Read Me A Story, Stella, is reportedly one of 233 books currently suspended for review, Hewitt said, but public criticism against the bans caused the process to be halted. Many of the books have been moved to the adult section, while others are yet to be publicly available.
The children’s book, aimed towards children aged five and below, tells the story of character Stella and her brother Sam who learn about the excitement of reading. It is reportedly currently in the adult section of the library.
“We wanted to be proactive and allow our library staff to look at our collection and make decisions about moving material to an older age group and not have someone from outside dictating that for us,” Hewitt said.
“We understand and appreciate our community and the needs of our collection to reflect our community,” she continued. “We were never eliminating any book.
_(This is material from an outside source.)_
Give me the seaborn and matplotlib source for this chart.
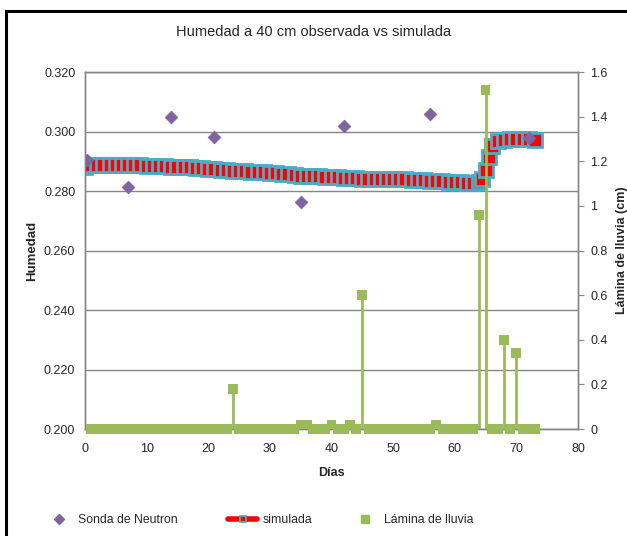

We were just looking at it as a whole.”
‘If you’re mad, what we need to do is to come check these books out’
Kim-Yohn described the situation as “cosmically ironic” considering it took place during Banned Books Week.
They added that there was no conversation among library staff about whether censoring the books was a good idea.
“The decision had been made,” they said. “There was no debate. There was no conversation., This is what was happening.
“Why are we just unilaterally moving all of this before anyone’s even complained about these books yet?”
After the decision was made, Kim-Yohn said library officials refused to participate because it violated their professional and personal ethics. Following the incident, they hope it can encourage the public to visit libraries more often.
“If you’re mad, what we need to do is to come check these books out, come to story times, put in purchase requests for books that you want to see, they continued. “We need you to keep supporting the library.”